• Work required
Exactly as written, write out the lines below from the first to the one containing "const plotHeight = 376.7;", inclusive. Pictures do not belong in the copy.
* * * * * * *
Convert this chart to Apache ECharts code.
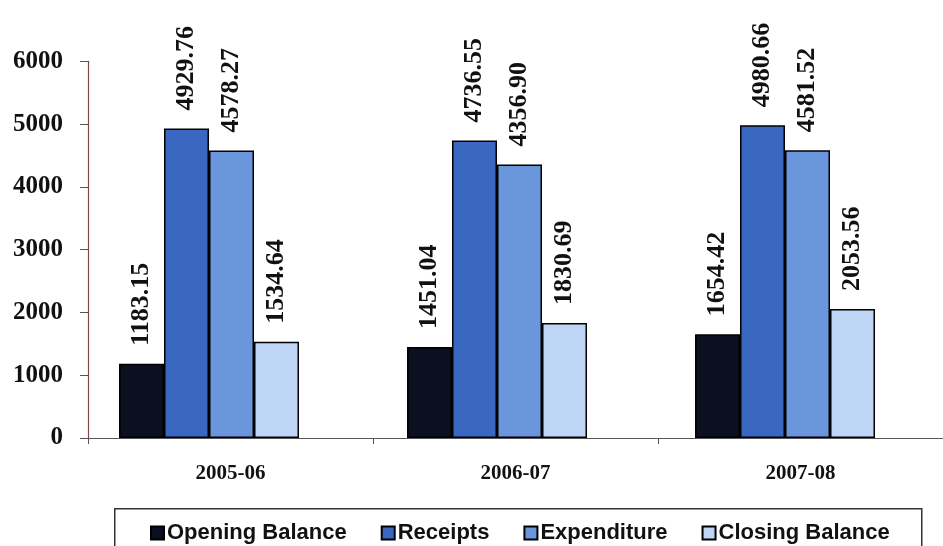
<!DOCTYPE html>
<html>
<head>
<meta charset="utf-8">
<script src="https://cdn.jsdelivr.net/npm/echarts@6/dist/echarts.min.js"></script>
<style>
  html, body { margin: 0; padding: 0; background: #fff; }
  #chart { width: 943px; height: 546px; }
</style>
</head>
<body>
<div id="chart"></div>
<script>
// Yearly fund position (values in lakh)
const years = ['2005-06', '2006-07', '2007-08'];
const openingBalance = [1183.15, 1451.04, 1654.42];
const receipts = [4929.76, 4736.55, 4980.66];
const expenditure = [4578.27, 4356.90, 4581.52];
const closingBalance = [1534.64, 1830.69, 2053.56];
const yTicks = [0, 1000, 2000, 3000, 4000, 5000, 6000];

const seriesNames = ['Opening Balance', 'Receipts', 'Expenditure', 'Closing Balance'];
const seriesData = [openingBalance, receipts, expenditure, closingBalance];
const seriesColors = ['#0b0f20', '#3a67bf', '#6a97dc', '#bed5f5'];

const serif = '"Liberation Serif", "Times New Roman", serif';
const sans = '"Liberation Sans", Arial, sans-serif';

const chart = echarts.init(document.getElementById('chart'), null, { renderer: 'canvas' });

const plotTop = 61.3;
const plotHeight = 376.7;

chart.setOption({
  backgroundColor: '#ffffff',
  animation: false,
  grid: [
    // visible axes
    { left: 88, top: plotTop, width: 864, height: plotHeight },
    // bar placement (group sits slightly left of each tick label)
    { left: 65, top: plotTop, width: 864, height: plotHeight }
  ],
  xAxis: [
    {
      type: 'category', gridIndex: 0, data: years,
      axisLine: { lineStyle: { color: '#555', width: 1.2 } },
      axisTick: { show: true, length: 6, lineStyle: { color: '#555' } },
      axisLabel: { margin: 25, color: '#111', fontFamily: serif, fontWeight: 'bold', fontSize: 21 }
    },
    {
      type: 'category', gridIndex: 1, data: years,
      show: false
    }
  ],
  yAxis: [
    {
      type: 'value', gridIndex: 0, min: yTicks[0], max: yTicks[yTicks.length - 1], interval: 1000,
      splitLine: { show: false },
      axisLine: { show: true, lineStyle: { color: '#7a4c42', width: 1.2 } },
      axisTick: { show: true, length: 8, lineStyle: { color: '#555' } },
      axisLabel: {
        margin: 25, color: '#111', fontFamily: serif, fontWeight: 'bold', fontSize: 25,
        formatter: v => String(v)
      }
    },
    {
      type: 'value', gridIndex: 1, min: yTicks[0], max: yTicks[yTicks.length - 1], interval: 1000,
      show: false, splitLine: { show: false }
    }
  ],
  legend: {
    data: seriesNames,
    left: 145, top: 517,
    itemWidth: 13, itemHeight: 13, itemGap: 34,
    icon: 'rect',
    textStyle: { fontFamily: sans, fontWeight: 'bold', fontSize: 22, color: '#111', padding: [0, 0, 0, -2] }
  },
  graphic: [
    {
      type: 'rect', left: 114, top: 508, silent: true, z: -1,
      shape: { width: 807, height: 50 },
      style: { fill: '#fff', stroke: '#333', lineWidth: 1.5 }
    }
  ],
  series: seriesNames.map((name, i) => ({
    name,
    type: 'bar',
    xAxisIndex: 1, yAxisIndex: 1,
    data: seriesData[i],
    barWidth: 45,
    barGap: '0%',
    itemStyle: { color: seriesColors[i], borderColor: '#000', borderWidth: 1.5 },
    label: {
      show: true, position: 'top', rotate: 90, distance: 18,
      align: 'left', verticalAlign: 'middle',
      formatter: p => p.value.toFixed(2),
      fontFamily: serif, fontWeight: 'bold', fontSize: 26, color: '#111'
    }
  }))
});
</script>
</body>
</html>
* * * * * * *
• Answer for this exercise
Convert this chart to Apache ECharts code.
<!DOCTYPE html>
<html>
<head>
<meta charset="utf-8">
<script src="https://cdn.jsdelivr.net/npm/echarts@6/dist/echarts.min.js"></script>
<style>
  html, body { margin: 0; padding: 0; background: #fff; }
  #chart { width: 943px; height: 546px; }
</style>
</head>
<body>
<div id="chart"></div>
<script>
// Yearly fund position (values in lakh)
const years = ['2005-06', '2006-07', '2007-08'];
const openingBalance = [1183.15, 1451.04, 1654.42];
const receipts = [4929.76, 4736.55, 4980.66];
const expenditure = [4578.27, 4356.90, 4581.52];
const closingBalance = [1534.64, 1830.69, 2053.56];
const yTicks = [0, 1000, 2000, 3000, 4000, 5000, 6000];

const seriesNames = ['Opening Balance', 'Receipts', 'Expenditure', 'Closing Balance'];
const seriesData = [openingBalance, receipts, expenditure, closingBalance];
const seriesColors = ['#0b0f20', '#3a67bf', '#6a97dc', '#bed5f5'];

const serif = '"Liberation Serif", "Times New Roman", serif';
const sans = '"Liberation Sans", Arial, sans-serif';

const chart = echarts.init(document.getElementById('chart'), null, { renderer: 'canvas' });

const plotTop = 61.3;
const plotHeight = 376.7;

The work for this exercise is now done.